YOUR GOAL >>
Each line from the one containing "Write a Python" through the one containing "import plotly.graph_objects as go" must be echoed exactly, endpoints included, and every other line omitted.

INPUT DATA >>
########
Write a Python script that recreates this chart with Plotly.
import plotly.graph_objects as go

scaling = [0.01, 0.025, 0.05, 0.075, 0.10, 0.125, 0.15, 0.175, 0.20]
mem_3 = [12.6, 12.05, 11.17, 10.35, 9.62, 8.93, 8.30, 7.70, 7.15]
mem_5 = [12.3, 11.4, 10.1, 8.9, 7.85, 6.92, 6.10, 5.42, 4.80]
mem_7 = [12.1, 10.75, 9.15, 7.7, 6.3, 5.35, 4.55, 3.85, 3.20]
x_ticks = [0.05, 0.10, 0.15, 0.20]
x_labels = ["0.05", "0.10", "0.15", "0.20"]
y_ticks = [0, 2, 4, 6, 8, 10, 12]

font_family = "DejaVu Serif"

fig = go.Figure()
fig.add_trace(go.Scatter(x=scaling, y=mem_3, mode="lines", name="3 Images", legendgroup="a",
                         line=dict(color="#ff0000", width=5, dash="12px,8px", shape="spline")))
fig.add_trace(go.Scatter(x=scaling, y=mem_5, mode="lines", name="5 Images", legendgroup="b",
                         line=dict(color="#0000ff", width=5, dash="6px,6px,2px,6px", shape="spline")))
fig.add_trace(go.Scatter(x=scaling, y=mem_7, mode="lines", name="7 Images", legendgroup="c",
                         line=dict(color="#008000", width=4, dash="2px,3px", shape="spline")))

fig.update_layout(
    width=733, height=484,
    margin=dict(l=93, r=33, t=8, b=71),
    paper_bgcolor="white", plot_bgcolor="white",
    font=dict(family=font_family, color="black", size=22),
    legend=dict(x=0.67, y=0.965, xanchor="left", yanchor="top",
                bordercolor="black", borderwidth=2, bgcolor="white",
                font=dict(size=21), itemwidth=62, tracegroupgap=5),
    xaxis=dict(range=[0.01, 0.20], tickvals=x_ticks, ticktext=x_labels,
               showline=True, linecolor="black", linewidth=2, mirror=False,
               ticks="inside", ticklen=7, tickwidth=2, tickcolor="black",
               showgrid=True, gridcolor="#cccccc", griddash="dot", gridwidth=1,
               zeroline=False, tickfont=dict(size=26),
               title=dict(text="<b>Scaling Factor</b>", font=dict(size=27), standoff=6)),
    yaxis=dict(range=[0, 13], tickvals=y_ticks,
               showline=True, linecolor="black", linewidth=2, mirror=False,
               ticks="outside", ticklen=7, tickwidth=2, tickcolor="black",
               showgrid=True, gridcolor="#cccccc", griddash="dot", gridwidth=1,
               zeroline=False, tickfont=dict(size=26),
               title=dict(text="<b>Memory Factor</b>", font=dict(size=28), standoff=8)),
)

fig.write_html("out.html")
########
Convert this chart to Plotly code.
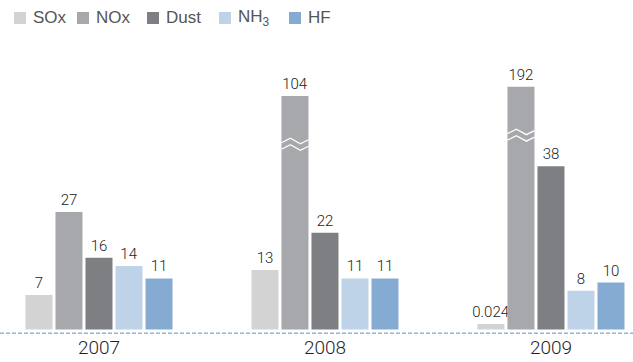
########
WRITTEN SOLUTION >>
Write a Python script that recreates this chart with Plotly.
import plotly.graph_objects as go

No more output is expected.